Invero, nel caso di specie, non si è in presenza di una richiesta di esercizio del potere di autotutela – in riferimento al quale non sussisterebbe alcun obbligo per l’amministrazione di procedere e di provvedere – ma di un procedimento ad istanza della ricorrente che, in relazione a circostanze asseritamente sopravvenute ed astrattamente rilevanti ai fini della certificazione antimafia, chiede l’esercizio di un potere che non incide sul provvedimento a suo tempo emanato ma che concreta un nuovo atto da adottare tenendo conto della mutata situazione;
Come questa Sezione ha avuto occasione di precisare 8sent. 25.1.2006, n. 515), l’aggiornamento, d’ufficio o su domanda dell’interessato, degli accertamenti antimafia, costituisce un vero e proprio obbligo dell’Amministrazione, ai sensi del cit. art.10, comma 8, del D.P.R. n. 252 del 1998, e, quindi, l’U.T.G. di Napoli ha l’obbligo di provvedere sulla domanda del ricorrente, concludendo, in senso positivo o negativo, sulla base delle pertinenti valutazioni tecnico-discrezionali, il relativo procedimento.
Deve quindi ordinarsi all’Ufficio territoriale di Governo di Napoli di emanare un provvedimento espresso in esito all’istanza presentata dal ricorrente ai sensi dell’art. 10, co. 8, D.P.R. 252/1998 entro un termine non superiore a trenta giorni dalla comunicazione in via amministrativa o notificazione, se anteriore, della presente sentenza.

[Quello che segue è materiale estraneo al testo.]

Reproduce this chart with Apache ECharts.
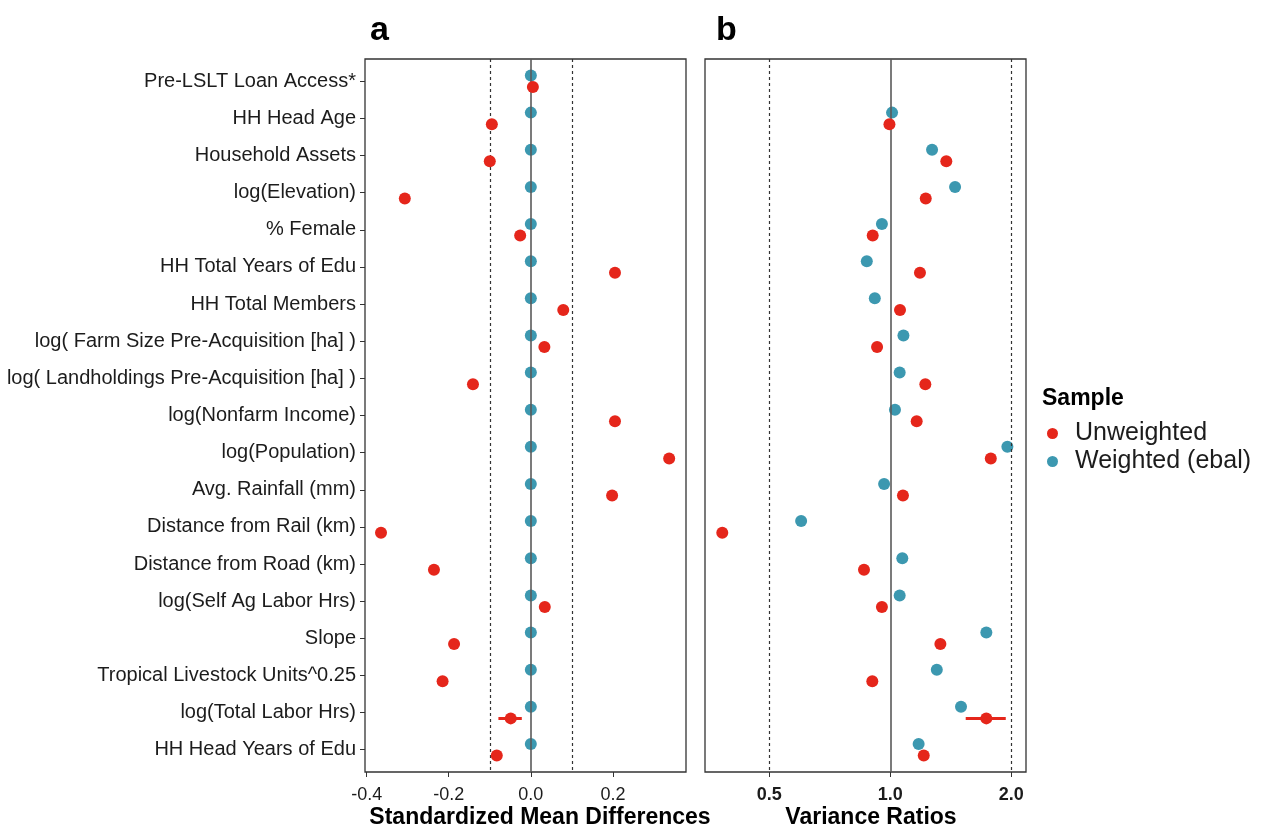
<!DOCTYPE html>
<html>
<head>
<meta charset="utf-8">
<title>Covariate balance</title>
<script src="https://cdn.jsdelivr.net/npm/echarts@6/dist/echarts.min.js"></script>
<style>
  html, body { margin: 0; padding: 0; background: #fff; }
  #chart { width: 1263px; height: 832px; }
</style>
</head>
<body>
<div id="chart"></div>
<script>
// Covariates, top to bottom
const rowLabels = [
  'Pre-LSLT Loan Access*',
  'HH Head Age',
  'Household Assets',
  'log(Elevation)',
  '% Female',
  'HH Total Years of Edu',
  'HH Total Members',
  'log( Farm Size Pre-Acquisition [ha] )',
  'log( Landholdings Pre-Acquisition [ha] )',
  'log(Nonfarm Income)',
  'log(Population)',
  'Avg. Rainfall (mm)',
  'Distance from Rail (km)',
  'Distance from Road (km)',
  'log(Self Ag Labor Hrs)',
  'Slope',
  'Tropical Livestock Units^0.25',
  'log(Total Labor Hrs)',
  'HH Head Years of Edu'
];

// Panel a: standardized mean differences
const smdUnweighted = [0.005, -0.095, -0.100, -0.307, -0.026, 0.205, 0.079, 0.033, -0.141, 0.205,
                       0.337, 0.198, -0.365, -0.236, 0.034, -0.187, -0.215, -0.049, -0.083];
const smdWeighted   = [0, 0, 0, 0, 0, 0, 0, 0, 0, 0, 0, 0, 0, 0, 0, 0, 0, 0, 0];
const smdThresholds = [-0.1, 0.1];
const smdTicks = [-0.4, -0.2, 0.0, 0.2];

// Panel b: variance ratios (no ratio for the binary loan-access item)
const vrUnweighted = [null, 0.995, 1.378, 1.225, 0.904, 1.185, 1.057, 0.927, 1.222, 1.163,
                      1.778, 1.075, 0.382, 0.860, 0.953, 1.332, 0.902, 1.733, 1.211];
const vrWeighted   = [null, 1.010, 1.270, 1.449, 0.953, 0.874, 0.915, 1.078, 1.055, 1.027,
                      1.955, 0.965, 0.600, 1.071, 1.055, 1.733, 1.305, 1.499, 1.176];
const vrThresholds = [0.5, 2.0];
const vrTicks = [0.5, 1.0, 2.0];

// Interval shown for the unweighted log(Total Labor Hrs) estimate
const smdInterval = { row: 17, lo: -0.079, hi: -0.022 };
const vrInterval  = { row: 17, lo: 1.54, hi: 1.937 };

const RED = '#E5261B';
const TEAL = '#3C98B0';
const INK = '#1c1c1c';
const FONT = '"Liberation Sans", Arial, Helvetica, sans-serif';
const DODGE = 0.156;   // vertical dodge of the two samples, in row units

const rowIdx = rowLabels.map((_, i) => i);

function points(values, shift) {
  const out = [];
  values.forEach((v, i) => { if (v !== null) out.push([v, i + shift]); });
  return out;
}

function yAxisFor(gridIndex, showLabels) {
  return {
    type: 'value', gridIndex, inverse: true, min: -0.6, max: 18.6,
    axisLine: { show: false, onZero: false },
    splitLine: { show: false },
    axisTick: { show: showLabels, customValues: rowIdx, length: 5, lineStyle: { color: '#333', width: 1 } },
    axisLabel: {
      show: showLabels, customValues: rowIdx, margin: 9,
      color: INK, fontSize: 20, fontFamily: FONT,
      formatter: v => rowLabels[Math.round(v)]
    }
  };
}

function refLines(xAxisIndex, yAxisIndex, values, solidAt) {
  return {
    type: 'line', xAxisIndex, yAxisIndex, data: [], silent: true, z: 1,
    markLine: {
      silent: true, symbol: ['none', 'none'], animation: false,
      label: { show: false },
      data: [
        ...values.map(v => ({ xAxis: v, lineStyle: { type: [3, 3], color: '#333', width: 1.2 } })),
        { xAxis: solidAt, lineStyle: { type: 'solid', color: '#5a5a5a', width: 1.6 } }
      ]
    }
  };
}

function intervalSeries(xAxisIndex, yAxisIndex, iv) {
  return {
    type: 'line', name: 'Unweighted', xAxisIndex, yAxisIndex, z: 3,
    showSymbol: false, symbol: 'none', silent: true,
    lineStyle: { color: RED, width: 3 },
    data: [[iv.lo, iv.row + DODGE], [iv.hi, iv.row + DODGE]]
  };
}

function pointSeries(name, color, xAxisIndex, yAxisIndex, values, shift, z) {
  return {
    type: 'scatter', name, xAxisIndex, yAxisIndex, z,
    symbol: 'circle', symbolSize: 12,
    itemStyle: { color, opacity: 1 },
    data: points(values, shift)
  };
}

const chart = echarts.init(document.getElementById('chart'), null, { renderer: 'canvas' });

chart.setOption({
  animation: false,
  backgroundColor: '#ffffff',
  textStyle: { fontFamily: FONT },
  grid: [
    { left: 365, top: 59, width: 321, height: 713, show: true, borderColor: '#333', borderWidth: 1.3, backgroundColor: '#fff' },
    { left: 705, top: 59, width: 321, height: 713, show: true, borderColor: '#333', borderWidth: 1.3, backgroundColor: '#fff' }
  ],
  xAxis: [
    {
      type: 'value', gridIndex: 0, min: -0.404, max: 0.378, position: 'bottom',
      axisLine: { show: false, onZero: false }, splitLine: { show: false },
      axisTick: { show: true, customValues: smdTicks, length: 5, lineStyle: { color: '#333' } },
      axisLabel: {
        customValues: smdTicks, margin: 14, color: INK, fontSize: 18, fontFamily: FONT,
        formatter: v => v.toFixed(1)
      }
    },
    {
      type: 'log', logBase: 2, gridIndex: 1, min: 0.346, max: 2.175, position: 'bottom',
      axisLine: { show: false, onZero: false }, splitLine: { show: false }, minorTick: { show: false },
      axisTick: { show: true, customValues: vrTicks, length: 5, lineStyle: { color: '#333' } },
      axisLabel: {
        customValues: vrTicks, margin: 14, color: INK, fontSize: 18, fontWeight: 'bold', fontFamily: FONT,
        formatter: v => Number(v).toFixed(1)
      }
    }
  ],
  yAxis: [yAxisFor(0, true), yAxisFor(1, false)],
  legend: {
    orient: 'vertical', left: 1047, top: 421, padding: 0,
    itemWidth: 35, itemHeight: 11, itemGap: 3,
    icon: 'circle',
    textStyle: { color: INK, fontSize: 25, lineHeight: 24, fontFamily: FONT },
    data: [
      { name: 'Unweighted', itemStyle: { color: RED } },
      { name: 'Weighted (ebal)', itemStyle: { color: TEAL } }
    ]
  },
  graphic: [
    { type: 'text', left: 370, top: 14, style: { text: 'a', font: 'bold 34px ' + FONT, fill: '#000' } },
    { type: 'text', left: 716, top: 14, style: { text: 'b', font: 'bold 34px ' + FONT, fill: '#000' } },
    { type: 'text', x: 540, y: 818, style: { text: 'Standardized Mean Differences', font: 'bold 23px ' + FONT, fill: '#000', textAlign: 'center', textVerticalAlign: 'middle' } },
    { type: 'text', x: 871, y: 818, style: { text: 'Variance Ratios', font: 'bold 23px ' + FONT, fill: '#000', textAlign: 'center', textVerticalAlign: 'middle' } },
    { type: 'text', x: 1042, y: 399, style: { text: 'Sample', font: 'bold 23px ' + FONT, fill: '#000', textAlign: 'left', textVerticalAlign: 'middle' } }
  ],
  series: [
    refLines(0, 0, smdThresholds, 0),
    refLines(1, 1, vrThresholds, 1),
    pointSeries('Weighted (ebal)', TEAL, 0, 0, smdWeighted, -DODGE, 4),
    intervalSeries(0, 0, smdInterval),
    pointSeries('Unweighted', RED, 0, 0, smdUnweighted, DODGE, 5),
    pointSeries('Weighted (ebal)', TEAL, 1, 1, vrWeighted, -DODGE, 4),
    intervalSeries(1, 1, vrInterval),
    pointSeries('Unweighted', RED, 1, 1, vrUnweighted, DODGE, 5)
  ]
});
</script>
</body>
</html>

Sussistono giusti motivi per disporre la compensazione delle spese tra le parti.
P.Q.M.
Il Tribunale Amministrativo Regionale del Lazio, Roma, Sezione I ter, definitivamente pronunciando, accoglie nei sensi e nei limiti di cui in motivazione il ricorso in epigrafe e, per l’effetto, dichiara illegittimo il silenzio rifiuto serbato dall’UTG di Napoli ed ordina a detta amministrazione di provvedere nel termine di trenta giorni dalla comunicazione in via amministrativa o notificazione, se anteriore, della presente sentenza.
Compensa tra le parti le spese, competenze ed onorari di giudizio.
Ordina che la presente sentenza sia eseguita dall’Autorità Amministrativa.
Così deciso in Roma, nella Camera di Consiglio del 18.12.2008.